Keeping supply chains viable in the future will mean focusing on middle-management talent, according to global supply chain publication EBN. While companies are working hard to recruit college graduates for supply chain jobs, training programs that would move them up to mid-management positions are lacking.
According to a study by Supply Chain Insights, there is currently a 15-percent turnover of employees within the supply chain, and only 23 percent of respondents said their organization had cross-functional training programs for current staff.
One reason for the shortage is that as supply chains become more complex, the talent pool for qualified employees that can take the reigns becomes more shallow. Adding to the challenge is the increase in baby-boomer retirement that has seen experienced employees leaving tough-to-fill positions. The global market is creating a need for supply chain managers in locations where talent is even more scarce.
According to Supply Chain Insights, companies must direct some resources toward training existing employees instead of just hiring new ones. Some mid-level management positions go unfilled for five months. It is difficult to maintain operation levels with key positions vacant for such a long period. Because going to the market for mid-management employees takes time, an in-house candidate pool is beneficial.
Supply Chain Must be Viewed Differently to Make Improvements
Because of the functional view of supply chains, many have been divided into silos where mastery of a particular position is paramount. However, mid-management positions require individuals with skills in multiple areas. Getting employees on a path that can give them experience in multiple disciplines early on in their careers will move them up within the company.
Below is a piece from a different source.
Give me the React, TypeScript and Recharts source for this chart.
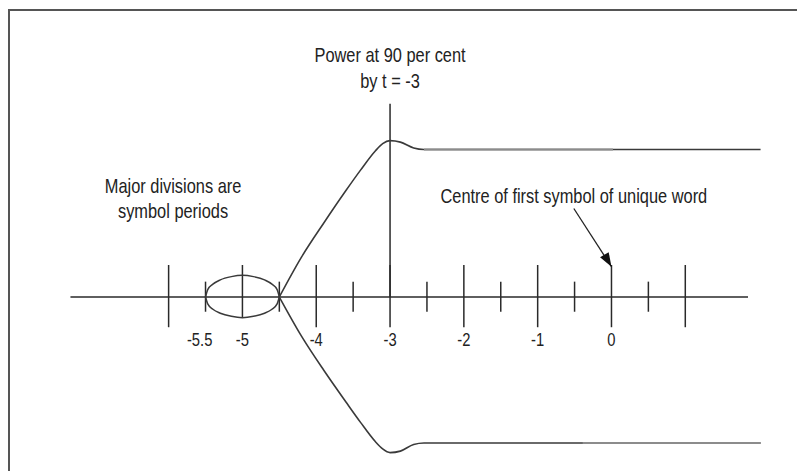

Organizations also must make sure there are incentives for employees to stay and seek new positions.
Employees Should Train on New Technology Early On
While older employees retire, there is an opportunity to promote young talent with a better understanding of new supply chain technology. As companies attempt to break down supply chain silos, data collection software can help managers view operations as a whole instead of only within specific departments. Managers should understand how these technologies can affect all aspects of the company's operations, from inventory to logistics. New talent with an eye for changing supply chain operations can help companies stay up to date on the global market of the 21st century.